Virtual reality is almost here
I've strapped a bunch of VR games to our heads at events like PAX and E3 over the past few years, and we've also tried existing games and demos with our Oculus Rift dev kits. This is a list of our favorite games and experiences so far, which we'll update as the consumer hardware is released and beyond.
Elite: Dangerous
The first commercial game to offer native VR support, Elite: Dangerous is still the best example of the power of the tech to date. Strapped into the detailed cockpits of its ships, from bulky battleships to nimble fighters, dogfights are intense. It’s like being in the best Star Wars space battle ever. It’s also practical, because you can move your head to track enemy ships as they scream past you. Look down and you’ll see your pilot’s body, and their hands will mirror your own if you’re playing with a flight stick. You can even stand up and walk around your cockpit, providing it’s big enough to do so and you have a DK2 with positional tracking enabled.
Euro Truck Simulator 2
Virtual reality can whisk you away to fantastic, unimaginable worlds, but it’s testament to the power of the tech that even driving a truck down a German motorway can be a mindblowing experience. Euro Truck Simulator 2 is a genuinely brilliant game, and has native support for the Oculus Rift. The game is, as the title suggests, about driving trucks around Europe, delivering goods between depots, and obeying the rules of the road. It’s oddly hypnotising, despite the seemingly boring subject matter, and a polished, well-made game to boot.

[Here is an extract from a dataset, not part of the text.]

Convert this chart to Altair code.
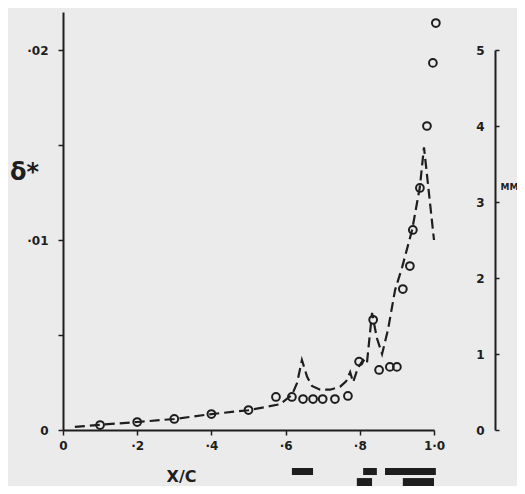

And the VR support is fantastic. The detailed cockpits of the trucks, which are all replicas of real-world heavy goods vehicles, give you a powerful feeling of being in a physical, three-dimensional space. You can look up and see the sky moving past through the sunroof, or lean out of the window if you need to squeeze through a tight spot with an oversized load.
Discovering Space
This game, made by a single developer in their spare time, lets you explore our own solar system in a ship that can fly at many times the speed of light. This means you can hop from Earth to Jupiter in just a few seconds. The distances are realistic, giving you a clear, and quite humbling, picture of where the planets are relative to each other. When you approach one it feels massive, dwarfing your ship. There’s nothing else to do in Discovering Space but, well, discover, so you might want to stick with Elite: Dangerous if it’s combat and excitement you’re after. But if you have any interest in astronomy or just want to feel insignificant, it’s a must play.
Minecraft
Speaking about his work to bring official Oculus Rift support to Minecraft (well, the Windows 10 version, anyway), John Carmack said he has memories of "being inside" the game, as if it was something that really happened to him. That's a really fascinating prospect: that after being present in a virtual world for long enough, it can be internalized as a real experience.
Minecraft's openness and easy-to-read world seem to make it ripe for creating that sense of presence, which is interesting, as it demonstrates that we don't need photorealistic graphics in VR to accept what's around us. We've noted the same thing in other VR games: sometimes, stylized graphics keep us from noticing incongruities that would be distracting if the graphics strove for realism and just missed.